One-question, one-response blocks

Pages that perform well in voice search often break content into discrete blocks. Each block answers one question fully.

This reduces cognitive load for the assistant. It can select a single block without parsing the entire page.

Avoid bundling multiple questions into one paragraph. That forces the system to choose between partial answers. When in doubt, separate.

This approach also aligns with follow-up behavior. If a user asks the next question, the assistant can move to the next block naturally.

Length matters less than clarity. A short, precise answer beats a long, well-written one if the intent is narrow.

Common Voice Keyword Mistakes to Avoid

Chasing volume

The most common mistake is filtering out phrases with no measurable volume. In voice search, that filter removes high-intent queries.

Voice behavior produces long-tail queries that never repeat exactly. Tools cannot aggregate them reliably.
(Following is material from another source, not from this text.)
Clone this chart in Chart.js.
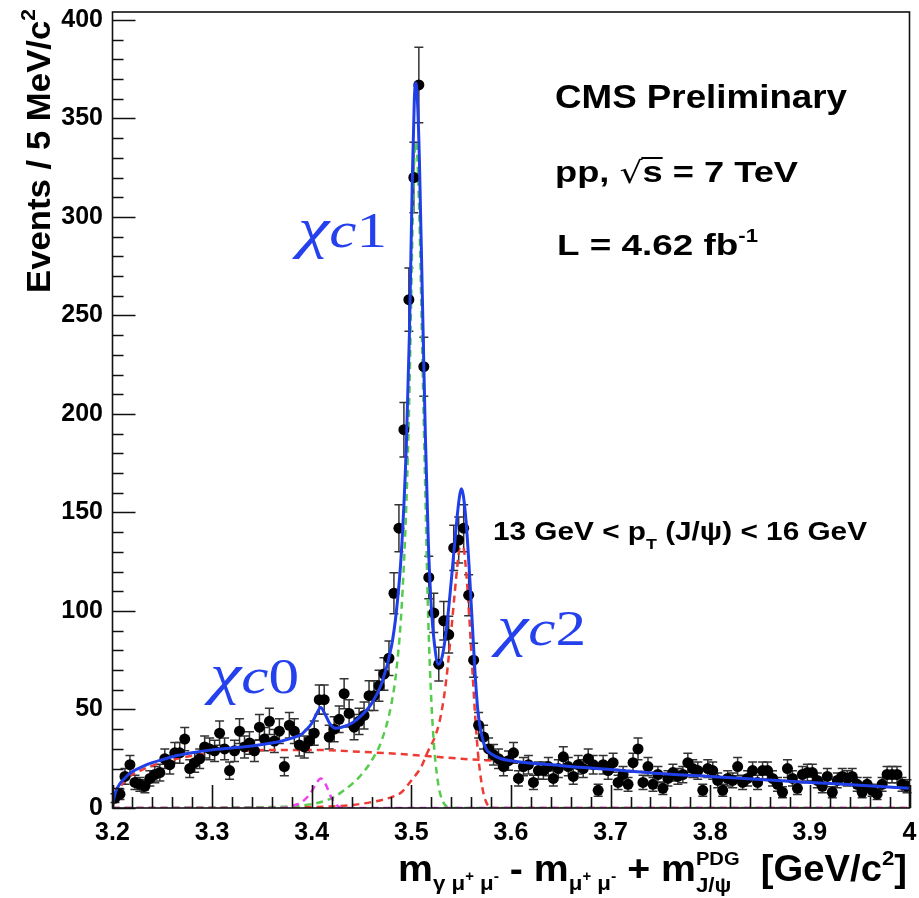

Treating volume as a gatekeeper guarantees missed opportunities.

Instead, evaluate intent, context, and answerability. Those signals predict performance better than numbers.

Over-optimizing questions

Another mistake is forcing exact question phrasing into headings and copy. Assistants do not require exact matches. They require alignment.

Over-optimization makes content brittle. It works for one phrasing and fails for others. Natural language coverage works better.

Write answers that handle variation. Let the assistant map different questions to the same response.

Remember that assistants rewrite queries internally. You are optimizing for interpretation, not transcription.

Final Insight: Voice Keywords Are Behavioral Data, Not SEO Data

Voice search keyword research fails when treated as an extension of traditional SEO. It succeeds when treated as behavioral analysis.

Spoken queries reveal how people think out loud. They expose uncertainty, urgency, and context that typed searches hide. Assistants act as interpreters, not indexes. They compress, predict, and select.

That means the goal is not ranking for phrases. It is being the best possible answer for a situation.

When you stop asking “what keywords should I target” and start asking “what problem is being solved in this moment,” voice search becomes clearer.

The work feels slower. The lists get shorter. The results get better.

That is not a trend. It is a shift in how search actually works.